Re: etc



imaginatorium@xxxxxxxxxxxxx wrote:
David Marcus wrote:
imaginatorium@xxxxxxxxxxxxx wrote:
David Marcus wrote:

Why not? If I generate one a second and keep doing it forever, then I
will have generated an infinite number of digits.

You will? But you just said above that you won't. You won't ever
finish, so there is no end, no point at which anything will have been
"generated".

Sorry. Wrong tense of the verb. I should have said, "I will generate".

Uh, don't think that works either. ("I will generate", in the absence
of any possible state in which "I will have generated", seems to be
false.)

Why? Anyway, since we are doing thought experiments, I don't see why I
can't imagine stepping out of time to consider the entire output of the
infinite process.

Consider the obvious algorithm for finding an even prime greater than
2:

Set x to 4
loop ( if x is prime, end with SUCCESS; else add 2 to x)

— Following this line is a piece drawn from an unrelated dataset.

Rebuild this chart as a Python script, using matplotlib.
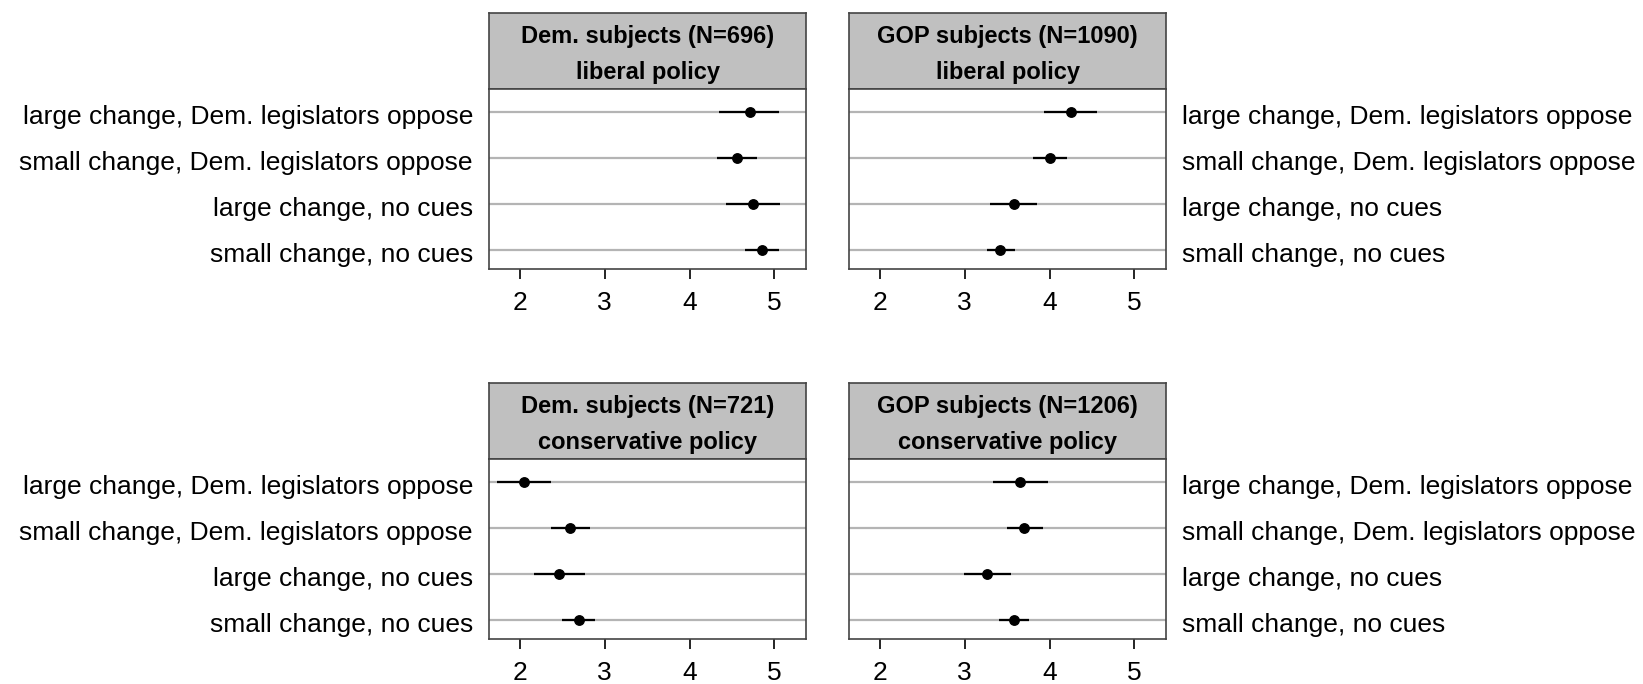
import numpy as np
import matplotlib.pyplot as plt

plt.rcParams['font.family'] = ['Liberation Sans', 'DejaVu Sans']

conditions = ['large change, Dem. legislators oppose',
              'small change, Dem. legislators oppose',
              'large change, no cues',
              'small change, no cues']

titles = [('Dem. subjects (N=696)', 'liberal policy'),
          ('GOP subjects (N=1090)', 'liberal policy'),
          ('Dem. subjects (N=721)', 'conservative policy'),
          ('GOP subjects (N=1206)', 'conservative policy')]

# means and 95% intervals, same order as conditions (top to bottom)
dem_lib_mean = [4.71, 4.56, 4.75, 4.85]
dem_lib_lo = [4.35, 4.32, 4.43, 4.66]
dem_lib_hi = [5.06, 4.80, 5.07, 5.05]

gop_lib_mean = [4.25, 4.00, 3.58, 3.42]
gop_lib_lo = [3.93, 3.80, 3.30, 3.26]
gop_lib_hi = [4.56, 4.21, 3.85, 3.59]

dem_con_mean = [2.05, 2.59, 2.46, 2.69]
dem_con_lo = [1.73, 2.37, 2.16, 2.50]
dem_con_hi = [2.37, 2.82, 2.77, 2.89]

gop_con_mean = [3.65, 3.70, 3.26, 3.58]
gop_con_lo = [3.33, 3.50, 2.99, 3.40]
gop_con_hi = [3.98, 3.92, 3.54, 3.76]

panels = [(dem_lib_mean, dem_lib_lo, dem_lib_hi),
          (gop_lib_mean, gop_lib_lo, gop_lib_hi),
          (dem_con_mean, dem_con_lo, dem_con_hi),
          (gop_con_mean, gop_con_lo, gop_con_hi)]

W, H = 1643, 684
fig = plt.figure(figsize=(W / 100, H / 100), dpi=100)


def px_axes(x0, y0, x1, y1):
    return fig.add_axes([x0 / W, 1 - y1 / H, (x1 - x0) / W, (y1 - y0) / H])


frame = '#444444'
# (left, right, strip top, strip bottom, plot bottom)
boxes = [(489, 806, 13, 89, 269),
         (849, 1166, 13, 89, 269),
         (489, 806, 383, 459, 639),
         (849, 1166, 383, 459, 639)]

ypos = np.arange(len(conditions), 0, -1)

for i, ((x0, x1, s0, s1, b), (m, lo, hi), (t1, t2)) in enumerate(zip(boxes, panels, titles)):
    strip = px_axes(x0, s0, x1, s1)
    strip.set_facecolor('#c0c0c0')
    strip.set_xticks([])
    strip.set_yticks([])
    for sp in strip.spines.values():
        sp.set_color(frame)
        sp.set_linewidth(1.2)
    strip.text(0.5, 0.73, t1, ha='center', va='center_baseline', fontsize=17,
               fontweight='bold', transform=strip.transAxes)
    strip.text(0.5, 0.25, t2, ha='center', va='center_baseline', fontsize=17,
               fontweight='bold', transform=strip.transAxes)

    ax = px_axes(x0, s1, x1, b)
    for y in ypos:
        ax.axhline(y, color='#b4b4b4', lw=1.6, zorder=1)
    ax.hlines(ypos, lo, hi, color='black', lw=1.6, zorder=2)
    ax.plot(m, ypos, 'o', color='black', ms=6.8, zorder=3)
    ax.set_xlim(1.634, 5.374)
    ax.set_ylim(0.596, 4.508)
    ax.set_xticks([2, 3, 4, 5])
    ax.tick_params(axis='x', length=7, width=1.2, labelsize=19, pad=9,
                   colors='black')
    ax.set_yticks([])
    for sp in ax.spines.values():
        sp.set_color(frame)
        sp.set_linewidth(1.2)

    # row labels, left of the left column and right of the right column
    for y, lab in zip(ypos, conditions):
        ypix = ax.transData.transform((0, y))[1] - 2
        if i % 2 == 0:
            fig.text((x0 - 16) / W, ypix / H, lab, fontsize=19, ha='right',
                     va='center_baseline')
        else:
            fig.text((x1 + 16) / W, ypix / H, lab, fontsize=19, ha='left',
                     va='center_baseline')

fig.savefig('out.png', dpi=100)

The only exit from this program is a successful one, so if I run it, I
assert "I will find an even prime greater than 2". Are you claiming
that your algorithm for "generating this infinite number of digits"
will end before mine? If not I suggest your "generation" is certainly
not going to be more successful than my search for an even prime
greater than 2.

I think you have to be _very_ careful here: careless talk fills the
crank heart with hope. Surely the reason for the axiom of infinity is
exactly something like the impossibility of "generating" the infinite
set by some sort of process.

(I've used 'algorithm' and 'process' interchangeably - perhaps it
should be 'process', because by normal definition an algorithm
necessarily terminates.)

I certainly didn't mean to imply the process ever ends. I'm just
defining a sequence. The range of the sequence is an infinite set. Of
course, you need the axiom of infinity to define a sequence.

Your algorithm runs forever. However, it doesn't produce any output
during this time. My process does.

--
David Marcus
.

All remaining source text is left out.